## [Listing]
= = = =

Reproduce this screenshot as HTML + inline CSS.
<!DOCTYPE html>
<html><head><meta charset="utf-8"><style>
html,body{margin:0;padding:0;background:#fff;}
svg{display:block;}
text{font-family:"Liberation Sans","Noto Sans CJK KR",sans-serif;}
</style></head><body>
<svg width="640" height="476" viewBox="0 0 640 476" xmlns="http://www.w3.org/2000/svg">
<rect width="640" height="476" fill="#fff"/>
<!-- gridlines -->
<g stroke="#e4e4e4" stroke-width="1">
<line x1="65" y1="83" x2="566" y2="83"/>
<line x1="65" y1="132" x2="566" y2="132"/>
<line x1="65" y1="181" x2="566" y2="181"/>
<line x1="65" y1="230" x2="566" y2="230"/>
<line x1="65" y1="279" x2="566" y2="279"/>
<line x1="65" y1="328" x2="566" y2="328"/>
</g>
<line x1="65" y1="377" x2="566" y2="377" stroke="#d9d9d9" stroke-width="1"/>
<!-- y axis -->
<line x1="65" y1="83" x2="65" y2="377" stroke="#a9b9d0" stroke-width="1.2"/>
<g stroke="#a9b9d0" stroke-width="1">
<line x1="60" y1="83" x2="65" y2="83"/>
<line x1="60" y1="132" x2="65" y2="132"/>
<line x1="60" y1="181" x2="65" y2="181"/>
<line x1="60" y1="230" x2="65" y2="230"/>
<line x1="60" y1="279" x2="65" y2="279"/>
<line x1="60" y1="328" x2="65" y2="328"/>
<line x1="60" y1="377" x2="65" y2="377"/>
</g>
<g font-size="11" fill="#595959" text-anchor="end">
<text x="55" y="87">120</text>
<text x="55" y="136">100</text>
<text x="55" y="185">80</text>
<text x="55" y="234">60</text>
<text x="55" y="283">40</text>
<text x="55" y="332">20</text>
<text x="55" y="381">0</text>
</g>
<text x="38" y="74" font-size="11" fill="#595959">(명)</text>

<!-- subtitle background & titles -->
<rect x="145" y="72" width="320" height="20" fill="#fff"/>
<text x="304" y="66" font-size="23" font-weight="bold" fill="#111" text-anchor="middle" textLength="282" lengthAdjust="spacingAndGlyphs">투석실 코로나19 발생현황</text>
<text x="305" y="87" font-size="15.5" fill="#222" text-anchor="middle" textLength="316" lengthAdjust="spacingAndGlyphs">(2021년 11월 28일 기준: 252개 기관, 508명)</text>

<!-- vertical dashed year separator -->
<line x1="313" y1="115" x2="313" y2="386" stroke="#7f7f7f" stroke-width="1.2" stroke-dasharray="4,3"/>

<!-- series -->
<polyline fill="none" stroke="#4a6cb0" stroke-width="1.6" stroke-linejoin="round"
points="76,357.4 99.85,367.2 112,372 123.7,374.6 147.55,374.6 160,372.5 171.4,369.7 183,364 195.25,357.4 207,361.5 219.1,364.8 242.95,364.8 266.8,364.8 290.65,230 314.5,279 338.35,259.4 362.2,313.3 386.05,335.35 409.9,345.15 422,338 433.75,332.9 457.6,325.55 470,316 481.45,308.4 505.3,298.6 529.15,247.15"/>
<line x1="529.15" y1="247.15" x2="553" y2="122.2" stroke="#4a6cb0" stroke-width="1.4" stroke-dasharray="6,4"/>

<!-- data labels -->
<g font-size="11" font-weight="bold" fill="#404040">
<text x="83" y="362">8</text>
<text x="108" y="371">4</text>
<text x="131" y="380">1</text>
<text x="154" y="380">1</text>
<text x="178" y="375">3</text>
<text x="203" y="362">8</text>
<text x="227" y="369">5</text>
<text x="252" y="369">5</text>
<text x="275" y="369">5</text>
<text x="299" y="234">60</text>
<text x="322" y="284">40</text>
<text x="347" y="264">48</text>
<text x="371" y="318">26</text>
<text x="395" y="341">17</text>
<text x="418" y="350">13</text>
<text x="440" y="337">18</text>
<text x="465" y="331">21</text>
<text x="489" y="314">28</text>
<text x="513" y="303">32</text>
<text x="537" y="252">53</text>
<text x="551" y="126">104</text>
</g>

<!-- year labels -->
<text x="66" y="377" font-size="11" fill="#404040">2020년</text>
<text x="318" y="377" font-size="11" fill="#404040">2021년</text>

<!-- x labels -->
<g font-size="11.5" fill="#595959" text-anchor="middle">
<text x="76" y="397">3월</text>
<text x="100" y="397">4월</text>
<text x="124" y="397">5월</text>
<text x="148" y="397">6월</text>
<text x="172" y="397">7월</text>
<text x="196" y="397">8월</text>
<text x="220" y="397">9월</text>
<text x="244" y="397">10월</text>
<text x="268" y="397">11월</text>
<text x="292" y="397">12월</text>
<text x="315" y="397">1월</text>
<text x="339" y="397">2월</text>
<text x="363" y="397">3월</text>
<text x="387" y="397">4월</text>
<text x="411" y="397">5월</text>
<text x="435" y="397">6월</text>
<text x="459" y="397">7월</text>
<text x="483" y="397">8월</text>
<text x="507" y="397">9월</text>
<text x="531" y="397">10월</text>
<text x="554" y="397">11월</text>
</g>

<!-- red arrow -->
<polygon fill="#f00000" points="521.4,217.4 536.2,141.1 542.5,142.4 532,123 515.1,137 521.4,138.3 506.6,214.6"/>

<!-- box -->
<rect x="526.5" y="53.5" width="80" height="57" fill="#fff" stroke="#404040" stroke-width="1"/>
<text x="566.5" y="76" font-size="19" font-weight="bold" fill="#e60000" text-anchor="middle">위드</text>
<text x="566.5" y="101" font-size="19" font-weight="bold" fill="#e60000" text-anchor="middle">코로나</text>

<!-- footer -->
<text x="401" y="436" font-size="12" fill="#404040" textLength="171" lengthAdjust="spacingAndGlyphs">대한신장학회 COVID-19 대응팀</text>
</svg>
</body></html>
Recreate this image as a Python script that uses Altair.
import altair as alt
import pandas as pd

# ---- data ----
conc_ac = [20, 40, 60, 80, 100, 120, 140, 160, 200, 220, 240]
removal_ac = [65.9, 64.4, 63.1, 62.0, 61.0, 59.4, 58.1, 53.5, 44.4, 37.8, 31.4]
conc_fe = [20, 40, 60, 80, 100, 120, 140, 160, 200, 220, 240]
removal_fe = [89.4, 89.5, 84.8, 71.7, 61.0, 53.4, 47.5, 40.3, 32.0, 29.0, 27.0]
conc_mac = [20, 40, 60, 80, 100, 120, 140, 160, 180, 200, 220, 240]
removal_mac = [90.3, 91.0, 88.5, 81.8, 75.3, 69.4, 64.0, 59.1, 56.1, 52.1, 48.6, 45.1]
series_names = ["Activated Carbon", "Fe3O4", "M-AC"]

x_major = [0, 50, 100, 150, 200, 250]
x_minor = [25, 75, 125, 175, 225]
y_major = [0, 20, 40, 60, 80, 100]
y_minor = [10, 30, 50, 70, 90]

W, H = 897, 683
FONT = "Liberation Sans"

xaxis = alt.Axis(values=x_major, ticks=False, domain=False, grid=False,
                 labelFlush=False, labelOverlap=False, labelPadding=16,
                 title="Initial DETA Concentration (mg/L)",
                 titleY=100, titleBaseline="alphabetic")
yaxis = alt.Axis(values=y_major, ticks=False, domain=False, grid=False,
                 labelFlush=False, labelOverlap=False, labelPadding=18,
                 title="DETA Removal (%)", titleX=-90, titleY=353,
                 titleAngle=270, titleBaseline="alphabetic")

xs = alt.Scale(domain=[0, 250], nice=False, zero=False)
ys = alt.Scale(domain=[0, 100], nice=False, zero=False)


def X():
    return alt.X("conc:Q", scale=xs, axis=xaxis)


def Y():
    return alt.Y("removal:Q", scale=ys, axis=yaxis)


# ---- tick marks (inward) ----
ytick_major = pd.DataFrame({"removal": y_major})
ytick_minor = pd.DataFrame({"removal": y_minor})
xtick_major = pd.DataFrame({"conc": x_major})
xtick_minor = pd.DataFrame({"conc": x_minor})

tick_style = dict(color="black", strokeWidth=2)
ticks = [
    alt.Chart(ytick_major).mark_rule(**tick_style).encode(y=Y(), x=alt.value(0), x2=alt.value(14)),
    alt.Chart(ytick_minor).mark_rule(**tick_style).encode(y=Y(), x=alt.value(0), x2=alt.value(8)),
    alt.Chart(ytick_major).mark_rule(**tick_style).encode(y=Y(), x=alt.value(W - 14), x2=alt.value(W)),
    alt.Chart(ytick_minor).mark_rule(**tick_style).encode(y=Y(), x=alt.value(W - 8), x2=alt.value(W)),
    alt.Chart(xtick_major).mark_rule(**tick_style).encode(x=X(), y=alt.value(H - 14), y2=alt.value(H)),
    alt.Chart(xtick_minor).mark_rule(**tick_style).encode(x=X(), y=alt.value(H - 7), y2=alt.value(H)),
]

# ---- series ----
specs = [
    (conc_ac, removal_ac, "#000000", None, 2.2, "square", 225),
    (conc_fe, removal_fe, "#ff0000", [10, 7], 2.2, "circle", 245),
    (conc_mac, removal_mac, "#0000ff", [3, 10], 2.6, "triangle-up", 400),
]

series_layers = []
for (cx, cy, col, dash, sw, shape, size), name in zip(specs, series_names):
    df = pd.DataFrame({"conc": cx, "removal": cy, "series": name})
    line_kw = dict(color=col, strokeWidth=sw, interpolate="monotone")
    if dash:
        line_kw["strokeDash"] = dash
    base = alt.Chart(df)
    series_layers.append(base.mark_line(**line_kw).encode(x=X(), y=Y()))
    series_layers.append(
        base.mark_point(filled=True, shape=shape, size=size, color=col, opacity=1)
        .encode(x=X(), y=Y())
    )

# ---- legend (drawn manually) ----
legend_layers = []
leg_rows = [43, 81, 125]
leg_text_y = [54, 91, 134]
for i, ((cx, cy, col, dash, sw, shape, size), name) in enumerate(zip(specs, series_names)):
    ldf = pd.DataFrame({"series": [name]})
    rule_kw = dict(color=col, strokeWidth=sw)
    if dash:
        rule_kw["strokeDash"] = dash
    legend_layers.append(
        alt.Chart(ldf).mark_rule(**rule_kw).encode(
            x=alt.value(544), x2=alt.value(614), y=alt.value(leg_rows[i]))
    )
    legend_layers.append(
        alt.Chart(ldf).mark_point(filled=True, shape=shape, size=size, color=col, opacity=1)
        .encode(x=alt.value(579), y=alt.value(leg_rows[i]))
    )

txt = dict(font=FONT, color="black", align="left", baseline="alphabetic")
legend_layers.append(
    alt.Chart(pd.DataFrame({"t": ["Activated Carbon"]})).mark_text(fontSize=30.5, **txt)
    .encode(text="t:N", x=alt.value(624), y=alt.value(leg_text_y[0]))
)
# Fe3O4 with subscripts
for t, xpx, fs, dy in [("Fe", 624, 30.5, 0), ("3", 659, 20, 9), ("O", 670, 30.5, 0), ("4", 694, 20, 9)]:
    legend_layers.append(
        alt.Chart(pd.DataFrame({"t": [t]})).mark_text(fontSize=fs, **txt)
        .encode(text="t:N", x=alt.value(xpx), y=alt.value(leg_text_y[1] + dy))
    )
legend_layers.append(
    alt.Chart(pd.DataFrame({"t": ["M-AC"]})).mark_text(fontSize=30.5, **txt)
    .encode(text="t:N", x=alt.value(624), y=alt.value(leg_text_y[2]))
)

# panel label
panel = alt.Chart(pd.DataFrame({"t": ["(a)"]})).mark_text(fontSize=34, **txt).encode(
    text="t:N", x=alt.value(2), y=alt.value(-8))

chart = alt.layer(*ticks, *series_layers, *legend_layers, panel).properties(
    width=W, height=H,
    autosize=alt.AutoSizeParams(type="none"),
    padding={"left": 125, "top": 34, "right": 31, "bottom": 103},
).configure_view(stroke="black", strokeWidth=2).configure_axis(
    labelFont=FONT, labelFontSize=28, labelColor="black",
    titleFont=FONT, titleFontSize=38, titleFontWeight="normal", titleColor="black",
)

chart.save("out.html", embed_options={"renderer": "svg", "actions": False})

= = = =

## [Exercise task]
From the records above, extract exactly and only the lines that begin at the line with "Recreate this image" and stop after the line with "import pandas as pd".

## [The output]
Recreate this image as a Python script that uses Altair.
import altair as alt
import pandas as pd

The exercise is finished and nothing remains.